The Red and White Dragons were first given corporeal form in the Beltane celebration of 2010. Yuri Leitch built two small dragons that year to be a part of the procession through town and they proved to be quite a hit. During the planning for Beltane 2016, Yuri proposed that two larger dragons might have life breathed into them and, with agreement from all present, Yuri and Stephen Maddog set to building them. Their time and effort was richly rewarded! The reception the Dragons received on the day made it clear they should be seen more than just once a year! After establishing a team from the organisers of that Beltane event, the newly formed Glastonbury Dragons set about planning the first ever Samhain Wild Hunt in Glastonbury (as far as we know!).

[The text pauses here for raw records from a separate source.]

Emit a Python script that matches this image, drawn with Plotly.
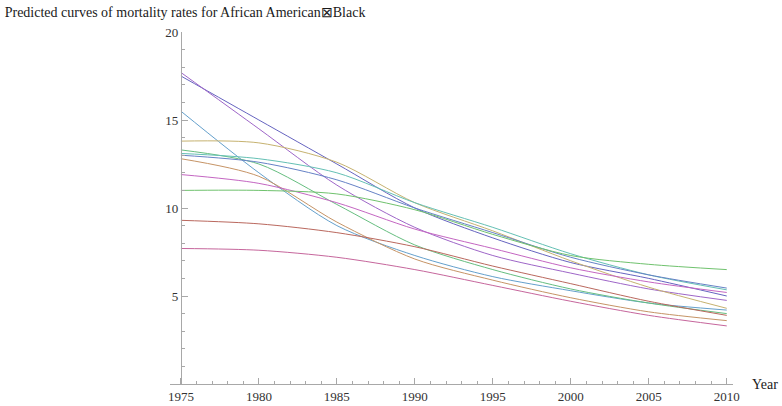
import plotly.graph_objects as go

# values read off the picture at 5-year steps
years = [1975, 1980, 1985, 1990, 1995, 2000, 2005, 2010]

blue_purple = [17.5, 15.0, 12.5, 10.0, 8.3, 6.9, 6.0, 5.0]
violet = [17.7, 14.5, 11.3, 8.9, 7.3, 6.3, 5.4, 4.75]
light_blue = [15.5, 12.0, 9.0, 7.3, 6.1, 5.3, 4.6, 4.2]
tan = [13.8, 13.7, 12.6, 10.3, 8.7, 7.0, 5.5, 4.3]
green_a = [13.3, 12.5, 10.2, 7.9, 6.5, 5.4, 4.6, 4.0]
teal = [13.1, 12.8, 12.0, 10.3, 8.9, 7.4, 6.2, 5.35]
blue = [13.0, 12.6, 11.6, 10.0, 8.6, 7.2, 6.2, 5.45]
orange = [12.8, 11.8, 9.2, 7.1, 5.9, 4.9, 4.1, 3.6]
magenta = [11.9, 11.4, 10.3, 8.8, 7.7, 6.6, 5.8, 5.2]
green_b = [11.0, 11.0, 10.8, 9.9, 8.5, 7.3, 6.8, 6.5]
red_brown = [9.3, 9.1, 8.6, 7.8, 6.7, 5.7, 4.7, 3.9]
rose = [7.7, 7.6, 7.2, 6.5, 5.6, 4.7, 3.9, 3.3]

curves = [
    (blue_purple, "#6664c0"),
    (violet, "#9e66c8"),
    (light_blue, "#64a0cc"),
    (tan, "#c6b270"),
    (green_a, "#66be80"),
    (teal, "#64c0b4"),
    (blue, "#6682c6"),
    (orange, "#c69466"),
    (magenta, "#c466c2"),
    (green_b, "#70c26e"),
    (red_brown, "#ba685e"),
    (rose, "#c6669c"),
]

fig = go.Figure()
for vals, col in curves:
    fig.add_trace(go.Scatter(x=years, y=vals, mode="lines",
                             line=dict(color=col, width=1.0, shape="spline", smoothing=0.8),
                             showlegend=False, hoverinfo="skip"))

serif = "Liberation Serif, Times New Roman, serif"
axis_col = "#a8a8a8"
x0, x1 = 1974.3, 2010.4

fig.update_layout(
    width=782, height=406,
    margin=dict(l=170, r=49, t=32, b=22),
    paper_bgcolor="white", plot_bgcolor="white",
    font=dict(family=serif, size=13, color="#333333"),
    title=dict(text="Predicted curves of mortality rates for African American⊠Black",
               x=0.006, xanchor="left", y=0.97, yanchor="middle",
               font=dict(family=serif, size=14, color="#1a1a1a")),
    xaxis=dict(range=[x0, x1], showgrid=False, zeroline=False, automargin=False,
               showline=True, linecolor=axis_col, linewidth=1,
               tickmode="array", tickvals=[1975, 1980, 1985, 1990, 1995, 2000, 2005, 2010],
               ticks="inside", ticklen=6, tickcolor=axis_col,
               minor=dict(ticks="inside", ticklen=3, tickcolor=axis_col, dtick=1, tick0=1975),
               tickfont=dict(family=serif, size=13, color="#333333")),
    yaxis=dict(range=[0, 20], showgrid=False, zeroline=False, automargin=False,
               anchor="free", position=(1975 - x0) / (x1 - x0),
               showline=True, linecolor=axis_col, linewidth=1,
               tickmode="array", tickvals=[5, 10, 15, 20],
               ticks="inside", ticklen=6, tickcolor=axis_col,
               minor=dict(ticks="inside", ticklen=3, tickcolor=axis_col, dtick=1, tick0=0),
               tickfont=dict(family=serif, size=13, color="#333333")),
    annotations=[dict(text="Year", xref="paper", yref="paper", x=1.03, y=0.0,
                      xanchor="left", yanchor="middle", showarrow=False,
                      font=dict(family=serif, size=14, color="#1a1a1a"))],
)

# drop the default body margin so the figure sits at the window's corner
fig.write_html("out.html", config={"displayModeBar": False},
               post_script="document.body.style.margin='0';")
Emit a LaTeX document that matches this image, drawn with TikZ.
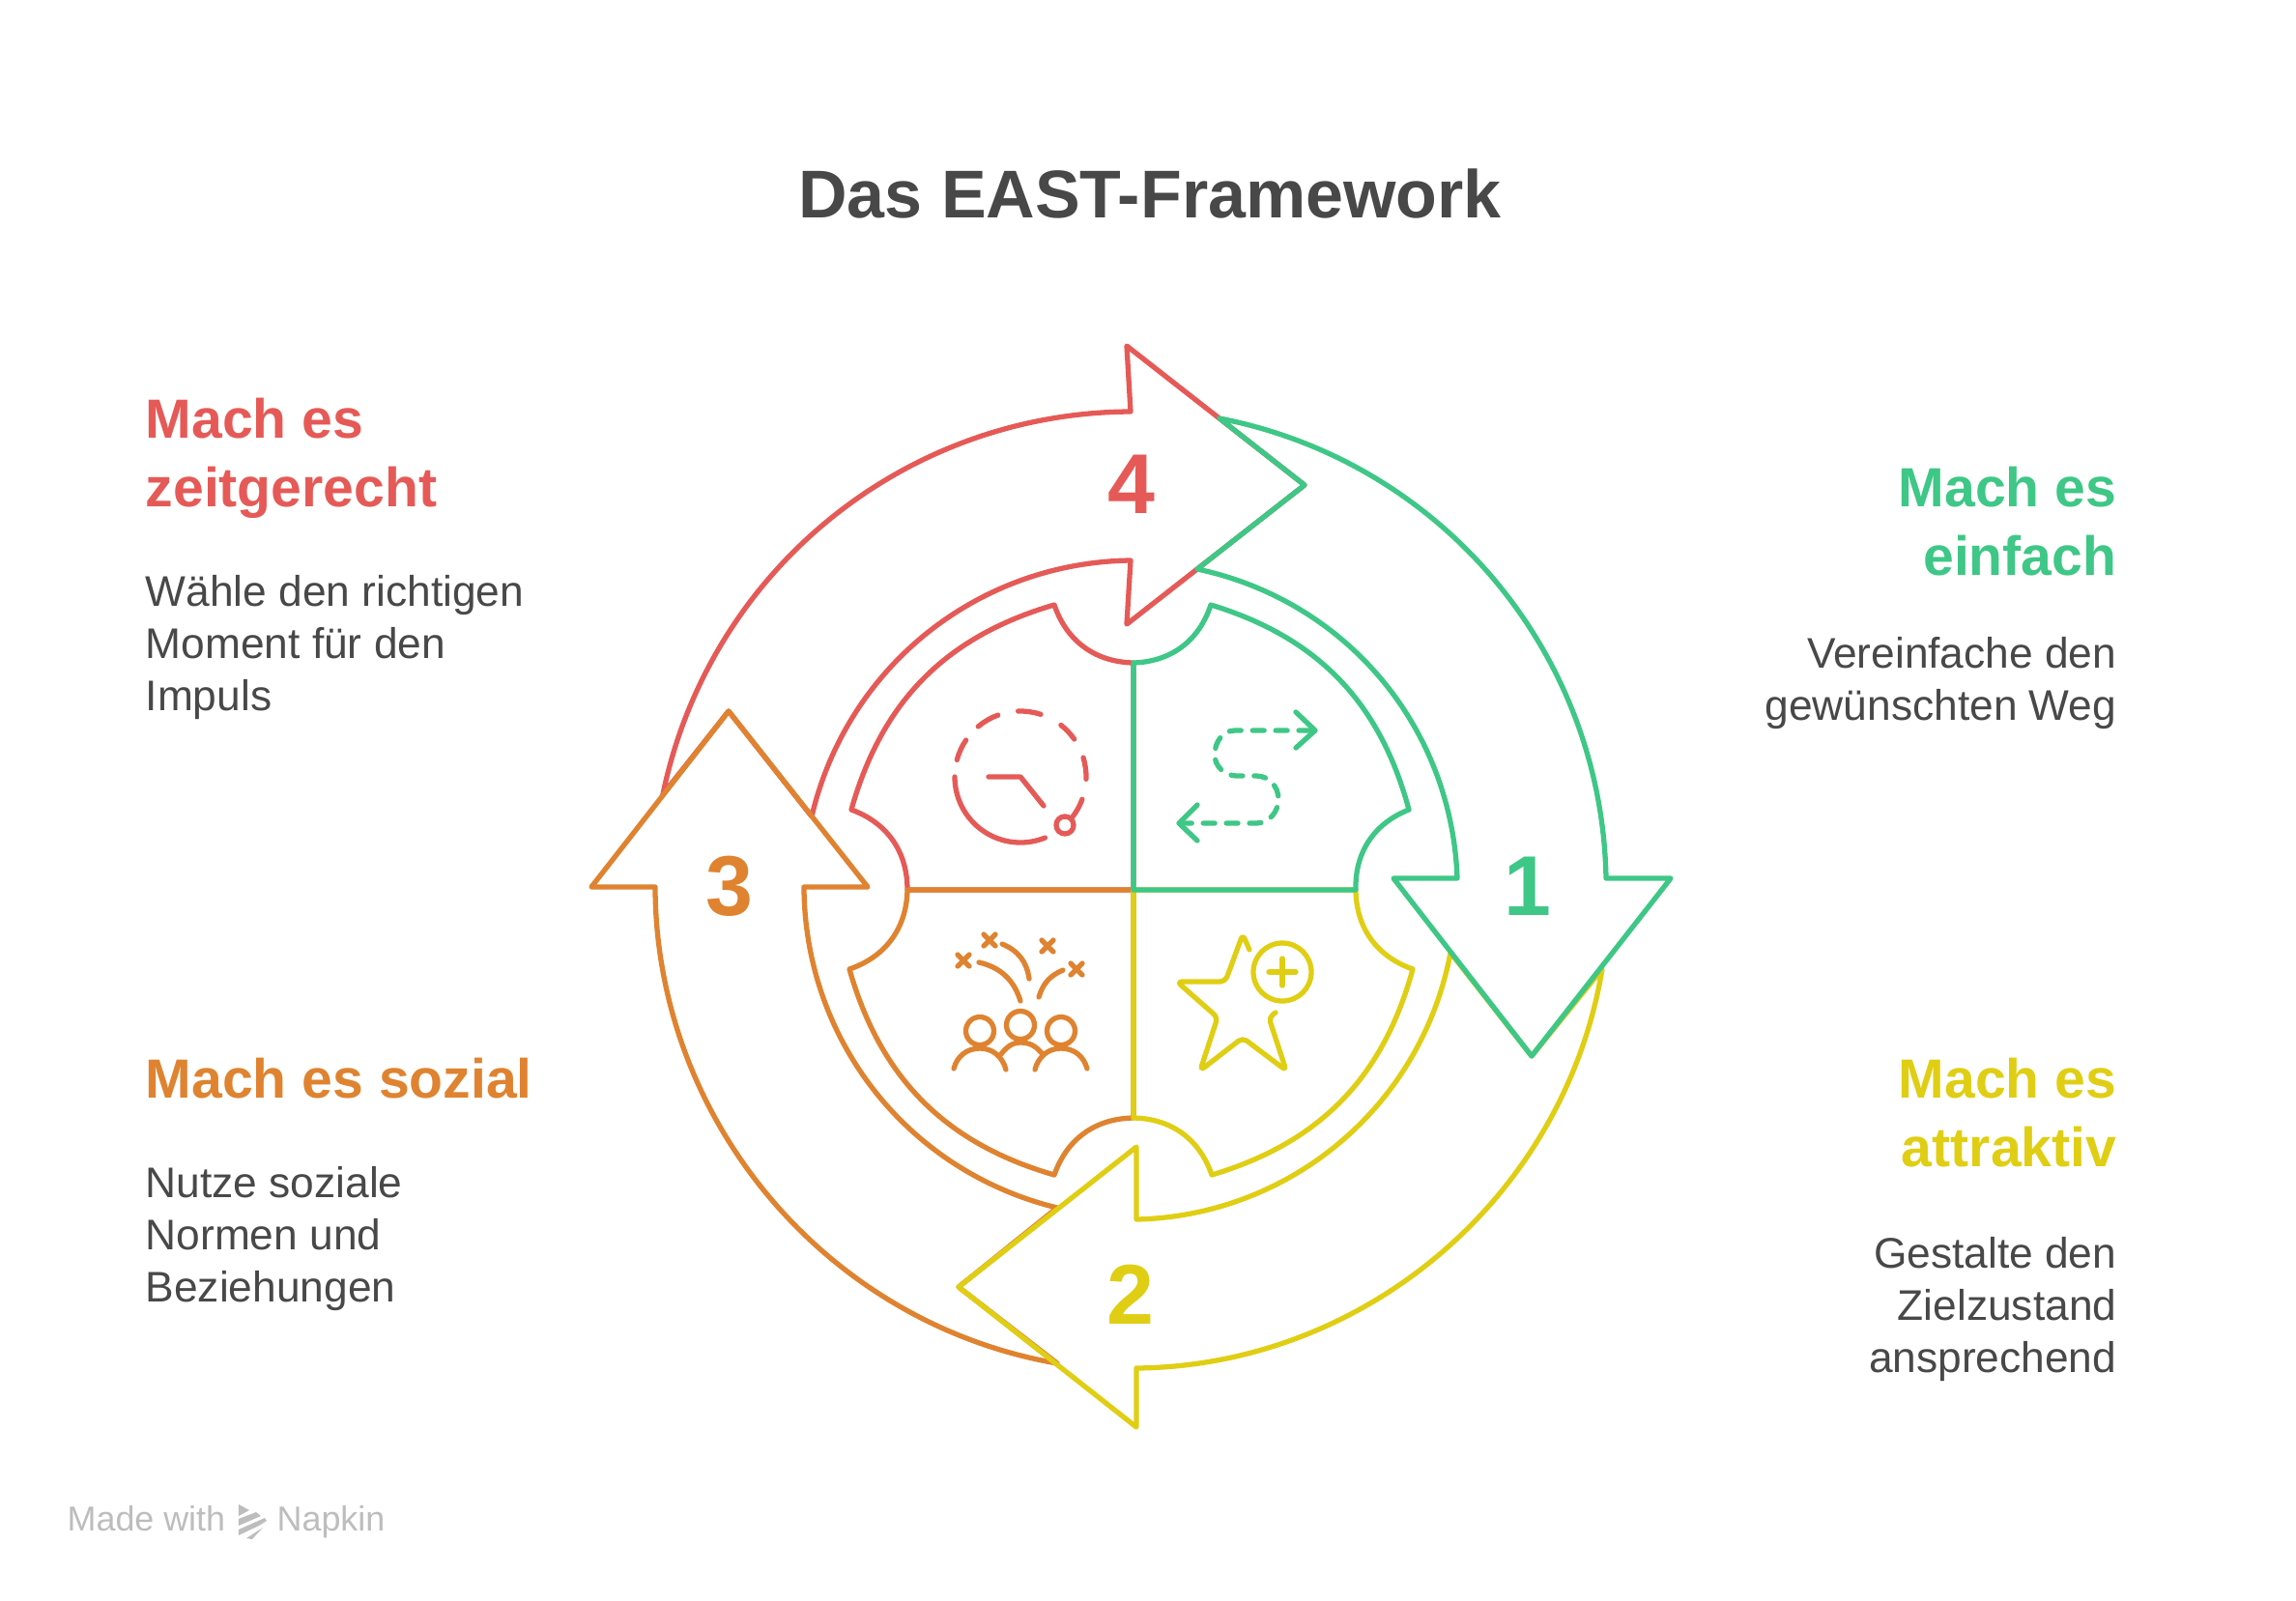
\documentclass[tikz,border=0pt]{standalone}
\usepackage{fontspec}
\setmainfont{Liberation Sans}
\definecolor{cred}{HTML}{E55A57}
\definecolor{cgreen}{HTML}{3EC786}
\definecolor{cyellow}{HTML}{E0CE14}
\definecolor{corange}{HTML}{DF8330}
\definecolor{ctext}{HTML}{484848}
\definecolor{cmark}{HTML}{BDBDBD}
\tikzset{
	band/.style={line width=1.5pt,line join=round,line cap=round,looseness=.96},
	icon/.style={line width=1.5pt,line join=round,line cap=round},
	headtext/.style={inner sep=0,font=\fontsize{16.25}{20.4}\selectfont\bfseries},
	bodytext/.style={inner sep=0,text=ctext,font=\fontsize{12.6}{15.36}\selectfont},
	numtext/.style={inner sep=0,font=\fontsize{25}{30}\selectfont\bfseries}
}
\begin{document}
\begin{tikzpicture}[x=.01cm,y=.01cm]
\useasboundingbox (-1173,-735) rectangle (1203,921);
\foreach \jo/\a/\bo/\ho/\tp/\hi/\bi/\b/\ji/\pv/\c in{
	{-487,99}/39/{-3,495}/{-7,563}/{177,419}/{-7,275}/{-3,341}/38/{-333,76}/{-419,185}/cred,
	{-79,-490}/40/{-495,3}/{-561,3}/{-419,185}/{-275,3}/{-341,3}/38/{-79,-329}/{-181,-411}/corange,
	{485,-82}/40/{3,-495}/{3,-556}/{-181,-411}/{3,-266}/{3,-341}/39/{328,-65}/{412,-172}/cyellow,
	{89,488}/39/{489,12}/{556,12}/{412,-172}/{269,12}/{335,12}/38/{66,332}/{177,419}/cgreen}
{
	\draw[band,\c] (\jo) to[bend left=\a] (\bo) -- (\ho) -- (\tp) -- (\hi) -- (\bi) to[bend right=\b] (\ji) -- (\pv) -- cycle;
}
\foreach \p/\q/\r/\s/\c in{
	{-234,0}/{-292,83}/{-82,295}/{0,235}/cred,
	{0,-236}/{-82,-295}/{-294,-82}/{-234,0}/corange,
	{230,0}/{289,-82}/{81,-295}/{0,-236}/cyellow,
	{0,235}/{80,295}/{285,83}/{230,0}/cgreen}
{
	\draw[band,\c,looseness=1] (0,0) -- (\p) to[bend right=35] (\q) to[bend left=29] (\r) to[bend right=35] (\s) -- cycle;
}
\foreach \n/\x/\c/\l in{
	1/{(408,4)}/cgreen/1,
	2/{(-3,-419)}/cyellow/2,
	3/{(-418,4)}/corange/3,
	4/{(-2,420)}/cred/4}
{
	\node[numtext,text=\c] (num\n) at \x {\l};
}
\node[inner sep=0,anchor=base,text=ctext,font=\fontsize{19.9}{24}\selectfont\bfseries] (title) at (17,696) {Das EAST-Framework};
\node[headtext,text=cred,anchor=north west,align=left] (headred) at (-1023,510) {Mach es\\zeitgerecht};
\node[bodytext,anchor=north west,align=left] (bodyred) at (-1023,326) {Wähle den richtigen\\Moment für den\\Impuls};
\node[headtext,text=cgreen,anchor=north east,align=right] (headgreen) at (1018,439) {Mach es\\einfach};
\node[bodytext,anchor=north east,align=right] (bodygreen) at (1018,262) {Vereinfache den\\gewünschten Weg};
\node[headtext,text=corange,anchor=north west,align=left] (headorange) at (-1023,-173) {Mach es sozial};
\node[bodytext,anchor=north west,align=left] (bodyorange) at (-1023,-286) {Nutze soziale\\Normen und\\Beziehungen};
\node[headtext,text=cyellow,anchor=north east,align=right] (headyellow) at (1018,-173) {Mach es\\attraktiv};
\node[bodytext,anchor=north east,align=right] (bodyyellow) at (1018,-359) {Gestalte den\\Zielzustand\\ansprechend};
\draw[icon,cred] (-117,117) ++(180:68) arc[start angle=180,end angle=292,radius=68];
\foreach \s/\e in{-39/-20,-2/17,35/52,72/92,110/130,146/165}
{
	\draw[icon,cred] (-117,117) ++(\s:68) arc[start angle=\s,end angle=\e,radius=68];
}
\draw[icon,cred] (-150,117) -- (-117,117) -- (-93,87);
\draw[icon,cred,fill=white] (-71,67) circle (9);
\draw[icon,cgreen,dash pattern=on 3.4pt off 3.4pt] (183,165) -- (105,165) to[out=180,in=90] (84,140) to[out=-90,in=180] (107,118) -- (127,118) to[out=0,in=90] (150,94) to[out=-90,in=0] (127,69) -- (52,69);
\draw[icon,cgreen] (168,184) -- (188,165) -- (168,147);
\draw[icon,cgreen] (66,88) -- (47,69) -- (66,51);
\draw[icon,cyellow,rounded corners=1.5pt] (120,-62) -- (113,-46) -- (95,-95) -- (45,-95) -- (87,-132) -- (69,-187) -- (113,-153) -- (158,-187) -- (140,-132) -- (147,-127);
\draw[icon,cyellow] (154,-85) circle (30);
\draw[icon,cyellow] (140,-85) -- (168,-85);
\draw[icon,cyellow] (154,-71) -- (154,-99);
\foreach \x/\y in{-159/-146,-117/-140,-75/-146}
{
	\draw[icon,corange] (\x,\y) circle (14.5);
}
\draw[icon,corange] (-186,-185) to[out=75,in=180] (-159,-164) to[out=0,in=105] (-132,-186);
\draw[icon,corange] (-102,-186) to[out=75,in=180] (-75,-164) to[out=0,in=105] (-48,-185);
\draw[icon,corange] (-138,-171) to[out=50,in=180] (-117,-158) to[out=0,in=130] (-95,-169);
\draw[icon,corange] (-160,-75) to[bend left=30] (-117,-115);
\draw[icon,corange] (-136,-56) to[bend left=30] (-108,-92);
\draw[icon,corange] (-98,-111) to[bend left=25] (-73,-83);
\foreach \x/\y in{-176/-73,-149/-52,-89/-58,-59/-82}
{
	\draw[icon,corange] (\x-6,\y-6) -- (\x+6,\y+6);
	\draw[icon,corange] (\x-6,\y+6) -- (\x+6,\y-6);
}
\node[inner sep=0,anchor=base west,text=cmark,font=\fontsize{10.2}{12}\selectfont] (madewith) at (-1104,-663) {Made with};
\node[inner sep=0,anchor=base west,text=cmark,font=\fontsize{10.2}{12}\selectfont] (napkin) at (-887,-663) {Napkin};
\fill[cmark] (-926,-636) -- (-915,-642) -- (-926,-648) -- cycle;
\fill[cmark] (-926,-651) -- (-908,-644) -- (-903,-648) -- (-926,-658) -- cycle;
\fill[cmark] (-926,-662) -- (-899,-650) -- (-897,-653) -- (-905,-658) -- (-926,-668) -- cycle;
\fill[cmark] (-918,-671) -- (-901,-660) -- (-912,-672) -- cycle;
\end{tikzpicture}
\end{document}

Various seasonal and spiritual events are celebrated in Glastonbury by its diverse community. Some of these events have become established and happen on a specific date traditionally associated with them. To learn more about these please see our Beltane, Samhain and the Celtic Year Wheel page HERE
The aim of the Glastonbury Dragons project is to organise and encourage a wider participation and enjoyment of these events as a community, so we have decided to hold them on days that allow for that wider participation. Weekends and bank holidays give visitors, tourists and families etc, the opportunity to attend without the usual logistical restrictions. It also means we can implement road closures with full support and cooperation of the local community and legislative departments. This will ensure these events happen safely and with respect to local residents and property.
Our time and effort is given freely and voluntarily and aided by grants, donations and fund raising (please see our donations page here!). This in turn enables us to provide a more direct point of contact for visitors and tourists to the town. In the long term we hope to be able to contribute our resources towards setting up and maintaining new projects in the town to showcase both its residents talent and the historical significance of this jewel in the Isle.